3.09.12

Martini, Ratzinger y el Cónclave de 2005

A las 6:15 PM, por Andrés Beltramo
Categorías : El Vaticano

No se equivocaron los cardenales que vieron a su hermano Carlo Maria Martini entrar a la Capilla Sixtina apoyado en un bastón y evitaron darle su voto en la elección del futuro Papa. Corría el 18 de abril de 2005 y los purpurados se aprestaban a ingresar al Cónclave para elegir al sucesor de Juan Pablo II. El entonces arzobispo emérito de Milán residía en Jerusalén y desde hacía nueve años combatía el mal de Parkinson, la misma enfermedad que acabó con Karol Wojtyla. En esas condiciones era prácticamente inelegible, salvo para nueve de sus colegas.

Nueve fue la cifra de sufragios que recibió el “emblema del progresismo” en la primera ronda de votaciones de aquel Cónclave. Fue su número máximo de adhesiones porque aquellos que, por años, vieron en Martini un futuro Papa “liberal” debieron inmediatamente rendirse ante los hechos. Su avanzada edad y su frágil salud lo sacaron inmediatamente de la carrera sucesoria. Al mismo tiempo el ascenso de Ratzinger al pontificado fue prácticamente imparable. Mientras tanto los votos “martinianos” se sumaron temporalmente a otros en torno al arzobispo de Buenos Aires, Jorge Mario Bergoglio, quien rozó los 40 antes de ceder definitivamente al prefecto de la Congregación para la Doctrina de la Fe en la cuarta elección.

Esta es la reconstrucción más aceptada en los ambientes vaticanos sobre lo ocurrido en un Cónclave del cual, teóricamente, no debió filtrarse nada a causa del secreto pontificio.
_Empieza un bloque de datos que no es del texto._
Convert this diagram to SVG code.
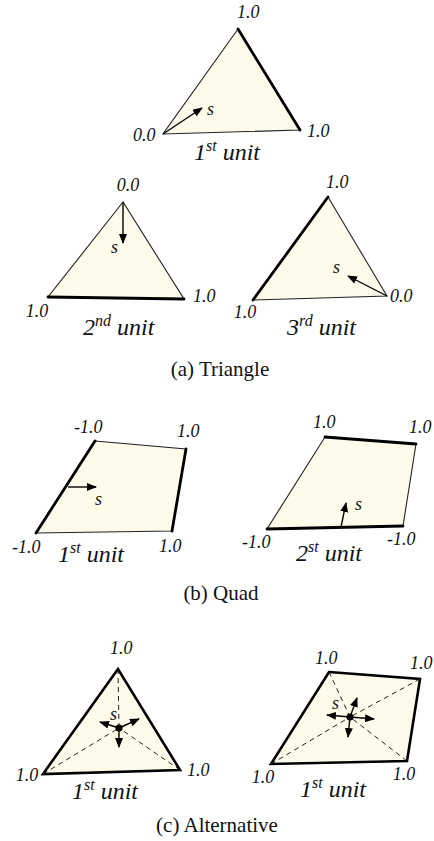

Pero se filtró. Ahora, más de siete años después de aquella elección, quedan claras varias cosas. La más importante: de haber elegido a Martini su pontificado habría sido corto y su convalecencia casi como la de Wojtyla. No habría tenido la fuerza física para afrontar las turbulencias que le han tocado, en cambio, a Benedicto XVI.
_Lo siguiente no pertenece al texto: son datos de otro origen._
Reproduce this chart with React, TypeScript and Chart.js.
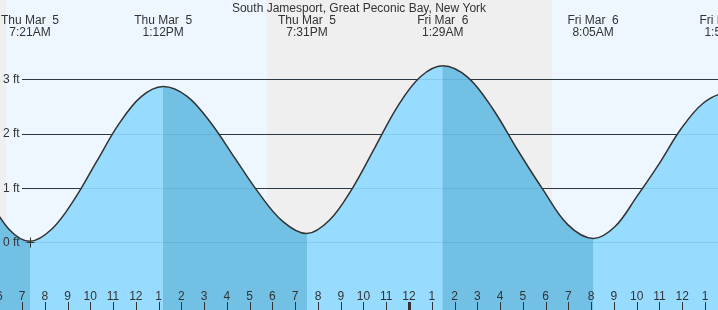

Hoy, el día del último adiós del recordado arzobispo de Milán –que falleció el viernes y recibió el homenaje de unas 200 mil personas en su capilla ardiente-, resulta irresistible preguntarse qué habría sido de la Iglesia y la Santa Sede de haber sido elegido como obispo de Roma el cardenal jesuita. ¿Qué habría sido de Marcial Maciel y los Legionarios de Cristo? ¿Cómo habría afrontado el escándalo de los sacerdotes culpables de abusos sexuales contra menores? ¿Habría sido capaz de ordenar la reforma del “banco vaticano” y estipular la transparencia financiera? ¿Cómo habría gestionado los problemas más acuciantes en la curia? ¿En qué manera le hubiera afectado el “vatileaks”?

Más allá de los hubiera, una cosa es cierta: Martini no era un “progresista cualquiera”. Era un cardenal de gran espesor doctrinal y espiritual, a menudo utilizado e instrumentalizado en batallas curiales de mucho menor calado que aquel de su pensamiento. Eso parecía acomunarlo a Joseph Ratzinger. Ninguno de los dos gustaban (o gustan) de las “luchas” por el poder eclesiástico. Sin embargo, ambos eran colocados a menudo en las antípodas de la geografía doctrinal. Enfrentados, atizados.

Los dos nacieron en 1927. Uno ha fallecido y es recordado, el otro continúa impertérrito el ministerio que Dios le ha solicitado, en medio de mil dificultades. Benedicto XVI es un Papa “buenista”, que sabe destacar los positivo en las personas y no tiene inconvenientes en pasar por encima de las diferencias, incluso teológicas. Por eso no es extraño el mansaje del pontífice leído la tarde este lunes durante las exequias de Martini en el Duomo de Milán.

Fue un hombre de Dios, que no sólo estudió la Sagrada Escritura sino que la amó intensamente, hizo de ella la luz de su vida, para que todo fuese ‘ad maiorem Dei gloria’, para la mayor gloria de Dios. Y justamente por esto fue capaz de enseñar a los creyentes y a aquellos que están en la búsqueda de la verdad, donde la única Palabra digna de ser escuchada, acogida y seguida es aquella de Dios, porque indica a todos el camino de la verdad y el amor. Lo ha sido con una gran apertura de ánimo, no rechazando jamás el encuentro y el diálogo con todos, respondiendo concretamente a la invitación del Apóstol de estar “prontos siempre a responder a quien os pregunte razón de la esperanza que está en ustedes”. Lo ha sido con espíritu de caridad pastoral profunda, según su lema episcopal “Pro veritate adversa diligere”, atento a todas las situaciones, especialmente las más difíciles, cercano, con amor, a quien estaba perdido, en la pobreza, en el sufrimiento.